WRITTEN INSTRUCTION ▸ Transcribe each of the records below exactly, excluding all pictures.

= = = =

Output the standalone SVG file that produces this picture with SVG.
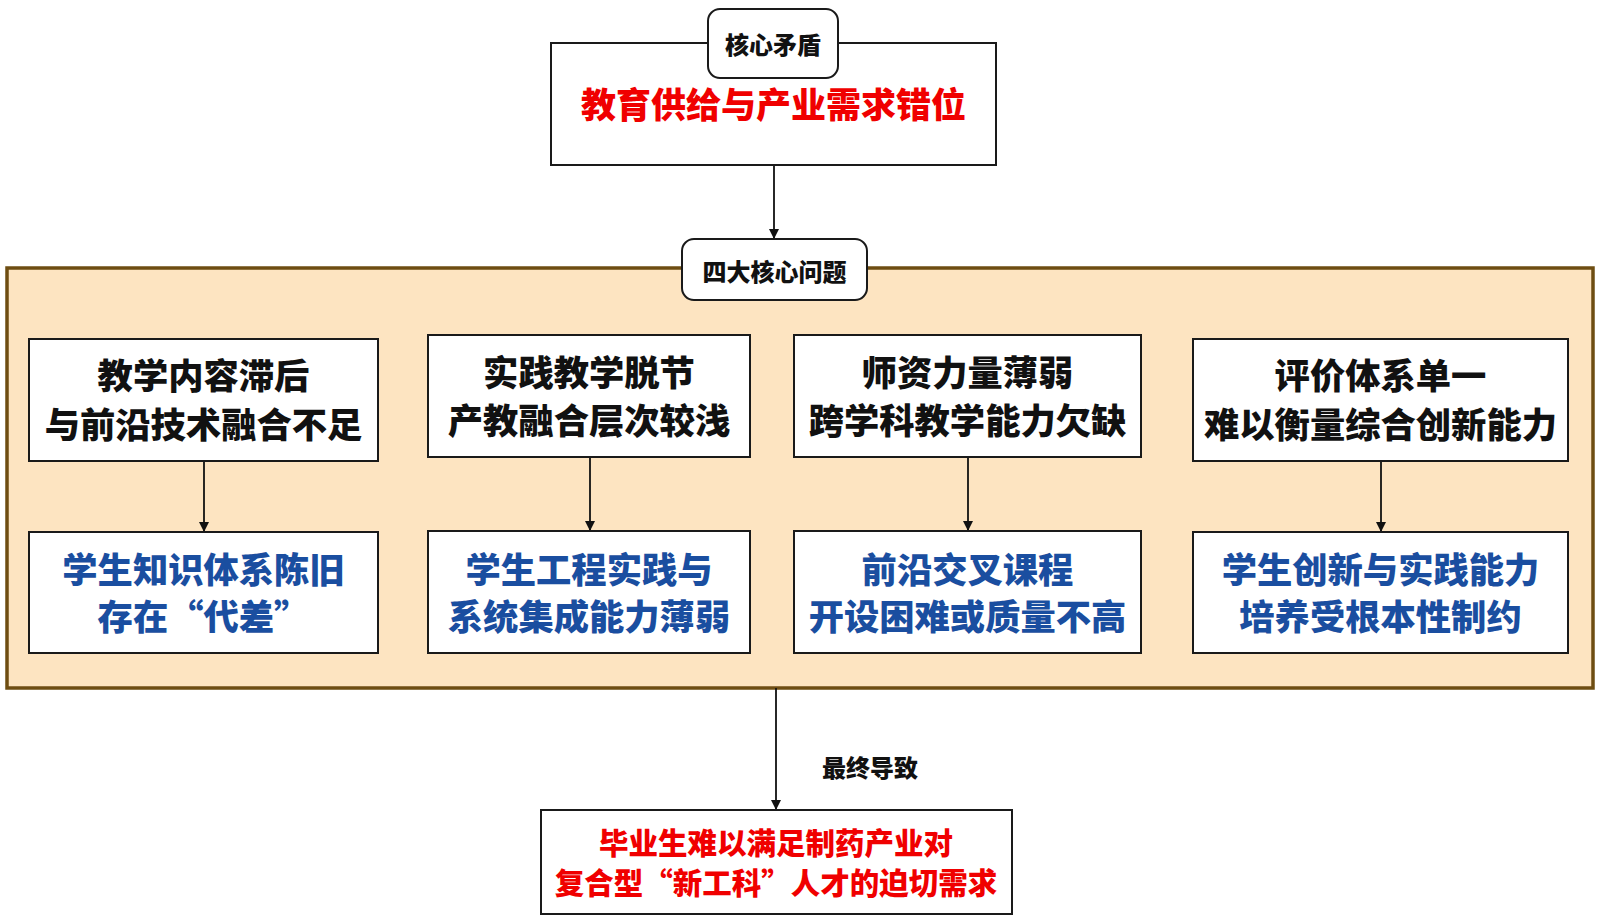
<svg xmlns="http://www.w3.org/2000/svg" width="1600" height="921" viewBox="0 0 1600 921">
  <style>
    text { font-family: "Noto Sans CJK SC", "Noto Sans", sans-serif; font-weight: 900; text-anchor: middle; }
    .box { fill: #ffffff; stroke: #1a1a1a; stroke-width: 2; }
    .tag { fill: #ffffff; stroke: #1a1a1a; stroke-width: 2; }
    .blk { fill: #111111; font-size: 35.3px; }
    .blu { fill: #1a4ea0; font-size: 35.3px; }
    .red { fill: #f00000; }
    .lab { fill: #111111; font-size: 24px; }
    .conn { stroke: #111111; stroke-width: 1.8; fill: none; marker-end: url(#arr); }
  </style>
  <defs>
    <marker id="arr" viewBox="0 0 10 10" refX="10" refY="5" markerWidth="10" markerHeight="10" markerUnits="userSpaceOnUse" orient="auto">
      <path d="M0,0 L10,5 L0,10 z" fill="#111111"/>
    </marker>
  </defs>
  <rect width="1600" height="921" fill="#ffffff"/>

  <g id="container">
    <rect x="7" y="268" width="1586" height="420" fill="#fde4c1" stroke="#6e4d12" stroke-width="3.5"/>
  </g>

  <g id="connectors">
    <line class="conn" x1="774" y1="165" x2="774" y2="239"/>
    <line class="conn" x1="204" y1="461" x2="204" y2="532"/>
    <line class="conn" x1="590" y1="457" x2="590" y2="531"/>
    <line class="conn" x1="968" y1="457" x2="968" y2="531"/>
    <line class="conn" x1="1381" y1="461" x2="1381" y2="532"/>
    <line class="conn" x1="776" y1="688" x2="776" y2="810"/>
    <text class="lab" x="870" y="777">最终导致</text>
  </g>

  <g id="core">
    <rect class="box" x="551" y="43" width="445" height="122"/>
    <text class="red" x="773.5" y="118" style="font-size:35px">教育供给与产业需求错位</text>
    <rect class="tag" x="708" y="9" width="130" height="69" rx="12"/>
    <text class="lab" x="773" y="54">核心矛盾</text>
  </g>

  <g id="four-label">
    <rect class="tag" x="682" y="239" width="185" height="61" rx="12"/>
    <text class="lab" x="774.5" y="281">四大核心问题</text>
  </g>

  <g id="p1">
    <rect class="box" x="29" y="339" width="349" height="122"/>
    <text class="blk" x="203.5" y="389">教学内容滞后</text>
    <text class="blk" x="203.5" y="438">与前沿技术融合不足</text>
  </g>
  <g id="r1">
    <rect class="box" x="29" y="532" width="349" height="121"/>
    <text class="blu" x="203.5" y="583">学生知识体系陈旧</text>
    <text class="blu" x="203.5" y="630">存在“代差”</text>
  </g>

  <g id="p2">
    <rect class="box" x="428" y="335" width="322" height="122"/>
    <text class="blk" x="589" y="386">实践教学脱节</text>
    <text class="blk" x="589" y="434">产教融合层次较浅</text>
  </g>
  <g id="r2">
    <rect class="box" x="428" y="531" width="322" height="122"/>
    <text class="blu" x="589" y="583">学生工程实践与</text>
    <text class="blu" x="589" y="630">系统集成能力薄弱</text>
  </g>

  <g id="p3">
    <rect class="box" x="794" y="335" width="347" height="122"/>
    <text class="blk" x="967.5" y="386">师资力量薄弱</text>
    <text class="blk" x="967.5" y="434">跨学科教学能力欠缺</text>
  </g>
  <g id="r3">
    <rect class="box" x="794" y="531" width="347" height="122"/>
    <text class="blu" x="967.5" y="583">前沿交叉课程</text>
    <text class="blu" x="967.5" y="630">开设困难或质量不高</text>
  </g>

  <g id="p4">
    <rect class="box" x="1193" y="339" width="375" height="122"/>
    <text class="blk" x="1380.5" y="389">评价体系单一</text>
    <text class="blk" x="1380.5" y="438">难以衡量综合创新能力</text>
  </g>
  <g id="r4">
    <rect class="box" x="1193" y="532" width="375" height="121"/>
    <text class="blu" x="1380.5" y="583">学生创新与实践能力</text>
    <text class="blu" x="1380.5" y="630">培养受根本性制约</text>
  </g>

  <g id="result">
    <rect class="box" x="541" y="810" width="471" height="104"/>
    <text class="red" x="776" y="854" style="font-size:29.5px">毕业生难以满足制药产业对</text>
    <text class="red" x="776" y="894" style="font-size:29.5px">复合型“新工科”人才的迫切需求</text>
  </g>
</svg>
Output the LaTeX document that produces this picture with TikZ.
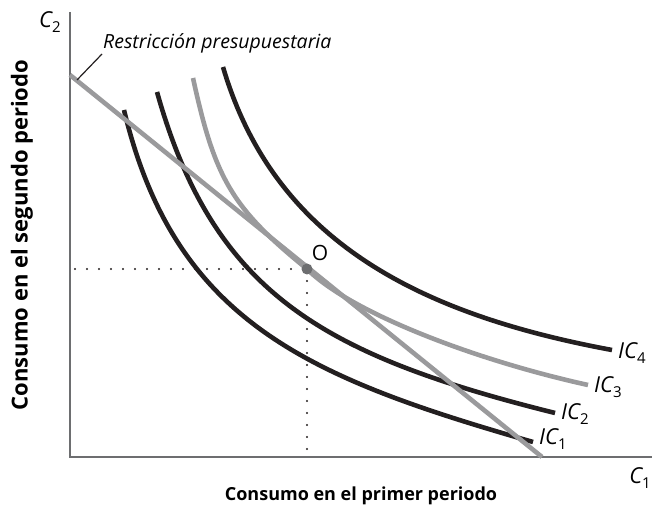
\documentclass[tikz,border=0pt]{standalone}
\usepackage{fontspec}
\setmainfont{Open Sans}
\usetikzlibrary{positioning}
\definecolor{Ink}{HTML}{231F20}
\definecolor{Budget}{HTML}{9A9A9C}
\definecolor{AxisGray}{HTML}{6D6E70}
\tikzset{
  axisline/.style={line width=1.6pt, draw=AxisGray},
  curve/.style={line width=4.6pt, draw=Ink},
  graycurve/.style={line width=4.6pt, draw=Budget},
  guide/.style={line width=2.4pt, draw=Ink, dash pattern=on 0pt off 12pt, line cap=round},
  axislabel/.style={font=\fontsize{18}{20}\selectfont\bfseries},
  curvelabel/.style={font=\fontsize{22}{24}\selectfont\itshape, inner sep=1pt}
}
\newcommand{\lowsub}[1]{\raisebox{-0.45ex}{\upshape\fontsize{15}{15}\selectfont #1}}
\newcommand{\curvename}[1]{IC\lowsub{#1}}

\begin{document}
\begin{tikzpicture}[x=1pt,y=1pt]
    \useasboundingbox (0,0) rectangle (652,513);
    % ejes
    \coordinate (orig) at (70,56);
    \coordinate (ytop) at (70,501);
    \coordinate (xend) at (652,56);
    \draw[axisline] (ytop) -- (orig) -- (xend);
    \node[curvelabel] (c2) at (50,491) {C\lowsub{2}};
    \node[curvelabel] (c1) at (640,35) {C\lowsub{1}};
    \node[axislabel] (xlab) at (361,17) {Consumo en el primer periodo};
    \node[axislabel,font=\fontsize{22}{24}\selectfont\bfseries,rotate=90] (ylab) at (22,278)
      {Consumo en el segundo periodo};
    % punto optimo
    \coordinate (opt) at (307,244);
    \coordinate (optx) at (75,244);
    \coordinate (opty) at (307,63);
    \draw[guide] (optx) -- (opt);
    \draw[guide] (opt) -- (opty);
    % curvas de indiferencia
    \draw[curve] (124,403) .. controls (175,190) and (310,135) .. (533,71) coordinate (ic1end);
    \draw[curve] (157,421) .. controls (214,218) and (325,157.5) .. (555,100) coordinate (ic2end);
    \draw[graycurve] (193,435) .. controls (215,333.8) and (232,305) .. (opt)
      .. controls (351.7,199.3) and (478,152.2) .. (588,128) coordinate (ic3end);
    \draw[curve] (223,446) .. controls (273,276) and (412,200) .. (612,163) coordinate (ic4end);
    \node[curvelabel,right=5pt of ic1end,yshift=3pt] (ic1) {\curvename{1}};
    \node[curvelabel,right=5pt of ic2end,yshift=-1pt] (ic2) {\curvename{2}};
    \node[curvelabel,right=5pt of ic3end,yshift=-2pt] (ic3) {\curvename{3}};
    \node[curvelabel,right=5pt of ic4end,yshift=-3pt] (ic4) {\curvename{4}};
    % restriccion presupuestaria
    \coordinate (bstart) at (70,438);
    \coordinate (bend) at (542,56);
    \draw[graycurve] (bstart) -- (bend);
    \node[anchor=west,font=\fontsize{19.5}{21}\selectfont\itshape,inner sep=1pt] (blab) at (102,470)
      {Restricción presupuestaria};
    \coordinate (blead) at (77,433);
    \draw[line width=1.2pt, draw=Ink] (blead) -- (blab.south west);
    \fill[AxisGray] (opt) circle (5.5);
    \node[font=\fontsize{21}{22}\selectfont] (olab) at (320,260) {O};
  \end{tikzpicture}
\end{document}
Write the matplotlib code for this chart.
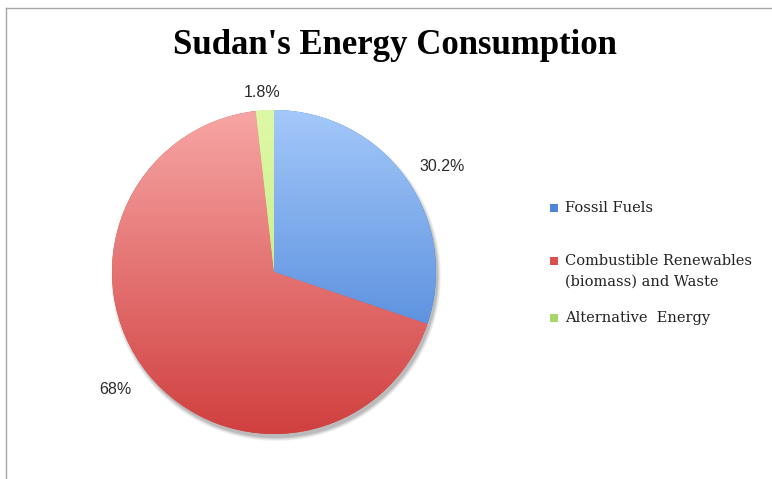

= = = =

CORRECT RESPONSE ▸
Output the standalone SVG file that produces this picture with SVG.
<svg xmlns="http://www.w3.org/2000/svg" width="1600" height="921" viewBox="0 0 1600 921">
  <style>
    text { font-family: "Noto Sans CJK SC", "Noto Sans", sans-serif; font-weight: 900; text-anchor: middle; }
    .box { fill: #ffffff; stroke: #1a1a1a; stroke-width: 2; }
    .tag { fill: #ffffff; stroke: #1a1a1a; stroke-width: 2; }
    .blk { fill: #111111; font-size: 35.3px; }
    .blu { fill: #1a4ea0; font-size: 35.3px; }
    .red { fill: #f00000; }
    .lab { fill: #111111; font-size: 24px; }
    .conn { stroke: #111111; stroke-width: 1.8; fill: none; marker-end: url(#arr); }
  </style>
  <defs>
    <marker id="arr" viewBox="0 0 10 10" refX="10" refY="5" markerWidth="10" markerHeight="10" markerUnits="userSpaceOnUse" orient="auto">
      <path d="M0,0 L10,5 L0,10 z" fill="#111111"/>
    </marker>
  </defs>
  <rect width="1600" height="921" fill="#ffffff"/>

  <g id="container">
    <rect x="7" y="268" width="1586" height="420" fill="#fde4c1" stroke="#6e4d12" stroke-width="3.5"/>
  </g>

  <g id="connectors">
    <line class="conn" x1="774" y1="165" x2="774" y2="239"/>
    <line class="conn" x1="204" y1="461" x2="204" y2="532"/>
    <line class="conn" x1="590" y1="457" x2="590" y2="531"/>
    <line class="conn" x1="968" y1="457" x2="968" y2="531"/>
    <line class="conn" x1="1381" y1="461" x2="1381" y2="532"/>
    <line class="conn" x1="776" y1="688" x2="776" y2="810"/>
    <text class="lab" x="870" y="777">最终导致</text>
  </g>

  <g id="core">
    <rect class="box" x="551" y="43" width="445" height="122"/>
    <text class="red" x="773.5" y="118" style="font-size:35px">教育供给与产业需求错位</text>
    <rect class="tag" x="708" y="9" width="130" height="69" rx="12"/>
    <text class="lab" x="773" y="54">核心矛盾</text>
  </g>

  <g id="four-label">
    <rect class="tag" x="682" y="239" width="185" height="61" rx="12"/>
    <text class="lab" x="774.5" y="281">四大核心问题</text>
  </g>

  <g id="p1">
    <rect class="box" x="29" y="339" width="349" height="122"/>
    <text class="blk" x="203.5" y="389">教学内容滞后</text>
    <text class="blk" x="203.5" y="438">与前沿技术融合不足</text>
  </g>
  <g id="r1">
    <rect class="box" x="29" y="532" width="349" height="121"/>
    <text class="blu" x="203.5" y="583">学生知识体系陈旧</text>
    <text class="blu" x="203.5" y="630">存在“代差”</text>
  </g>

  <g id="p2">
    <rect class="box" x="428" y="335" width="322" height="122"/>
    <text class="blk" x="589" y="386">实践教学脱节</text>
    <text class="blk" x="589" y="434">产教融合层次较浅</text>
  </g>
  <g id="r2">
    <rect class="box" x="428" y="531" width="322" height="122"/>
    <text class="blu" x="589" y="583">学生工程实践与</text>
    <text class="blu" x="589" y="630">系统集成能力薄弱</text>
  </g>

  <g id="p3">
    <rect class="box" x="794" y="335" width="347" height="122"/>
    <text class="blk" x="967.5" y="386">师资力量薄弱</text>
    <text class="blk" x="967.5" y="434">跨学科教学能力欠缺</text>
  </g>
  <g id="r3">
    <rect class="box" x="794" y="531" width="347" height="122"/>
    <text class="blu" x="967.5" y="583">前沿交叉课程</text>
    <text class="blu" x="967.5" y="630">开设困难或质量不高</text>
  </g>

  <g id="p4">
    <rect class="box" x="1193" y="339" width="375" height="122"/>
    <text class="blk" x="1380.5" y="389">评价体系单一</text>
    <text class="blk" x="1380.5" y="438">难以衡量综合创新能力</text>
  </g>
  <g id="r4">
    <rect class="box" x="1193" y="532" width="375" height="121"/>
    <text class="blu" x="1380.5" y="583">学生创新与实践能力</text>
    <text class="blu" x="1380.5" y="630">培养受根本性制约</text>
  </g>

  <g id="result">
    <rect class="box" x="541" y="810" width="471" height="104"/>
    <text class="red" x="776" y="854" style="font-size:29.5px">毕业生难以满足制药产业对</text>
    <text class="red" x="776" y="894" style="font-size:29.5px">复合型“新工科”人才的迫切需求</text>
  </g>
</svg>
Output the LaTeX document that produces this picture with TikZ.
\documentclass[tikz,border=0pt]{standalone}
\usepackage{fontspec}
\setmainfont{Open Sans}
\usetikzlibrary{positioning}
\definecolor{Ink}{HTML}{231F20}
\definecolor{Budget}{HTML}{9A9A9C}
\definecolor{AxisGray}{HTML}{6D6E70}
\tikzset{
  axisline/.style={line width=1.6pt, draw=AxisGray},
  curve/.style={line width=4.6pt, draw=Ink},
  graycurve/.style={line width=4.6pt, draw=Budget},
  guide/.style={line width=2.4pt, draw=Ink, dash pattern=on 0pt off 12pt, line cap=round},
  axislabel/.style={font=\fontsize{18}{20}\selectfont\bfseries},
  curvelabel/.style={font=\fontsize{22}{24}\selectfont\itshape, inner sep=1pt}
}
\newcommand{\lowsub}[1]{\raisebox{-0.45ex}{\upshape\fontsize{15}{15}\selectfont #1}}
\newcommand{\curvename}[1]{IC\lowsub{#1}}

\begin{document}
\begin{tikzpicture}[x=1pt,y=1pt]
    \useasboundingbox (0,0) rectangle (652,513);
    % ejes
    \coordinate (orig) at (70,56);
    \coordinate (ytop) at (70,501);
    \coordinate (xend) at (652,56);
    \draw[axisline] (ytop) -- (orig) -- (xend);
    \node[curvelabel] (c2) at (50,491) {C\lowsub{2}};
    \node[curvelabel] (c1) at (640,35) {C\lowsub{1}};
    \node[axislabel] (xlab) at (361,17) {Consumo en el primer periodo};
    \node[axislabel,font=\fontsize{22}{24}\selectfont\bfseries,rotate=90] (ylab) at (22,278)
      {Consumo en el segundo periodo};
    % punto optimo
    \coordinate (opt) at (307,244);
    \coordinate (optx) at (75,244);
    \coordinate (opty) at (307,63);
    \draw[guide] (optx) -- (opt);
    \draw[guide] (opt) -- (opty);
    % curvas de indiferencia
    \draw[curve] (124,403) .. controls (175,190) and (310,135) .. (533,71) coordinate (ic1end);
    \draw[curve] (157,421) .. controls (214,218) and (325,157.5) .. (555,100) coordinate (ic2end);
    \draw[graycurve] (193,435) .. controls (215,333.8) and (232,305) .. (opt)
      .. controls (351.7,199.3) and (478,152.2) .. (588,128) coordinate (ic3end);
    \draw[curve] (223,446) .. controls (273,276) and (412,200) .. (612,163) coordinate (ic4end);
    \node[curvelabel,right=5pt of ic1end,yshift=3pt] (ic1) {\curvename{1}};
    \node[curvelabel,right=5pt of ic2end,yshift=-1pt] (ic2) {\curvename{2}};
    \node[curvelabel,right=5pt of ic3end,yshift=-2pt] (ic3) {\curvename{3}};
    \node[curvelabel,right=5pt of ic4end,yshift=-3pt] (ic4) {\curvename{4}};
    % restriccion presupuestaria
    \coordinate (bstart) at (70,438);
    \coordinate (bend) at (542,56);
    \draw[graycurve] (bstart) -- (bend);
    \node[anchor=west,font=\fontsize{19.5}{21}\selectfont\itshape,inner sep=1pt] (blab) at (102,470)
      {Restricción presupuestaria};
    \coordinate (blead) at (77,433);
    \draw[line width=1.2pt, draw=Ink] (blead) -- (blab.south west);
    \fill[AxisGray] (opt) circle (5.5);
    \node[font=\fontsize{21}{22}\selectfont] (olab) at (320,260) {O};
  \end{tikzpicture}
\end{document}
Write the matplotlib code for this chart.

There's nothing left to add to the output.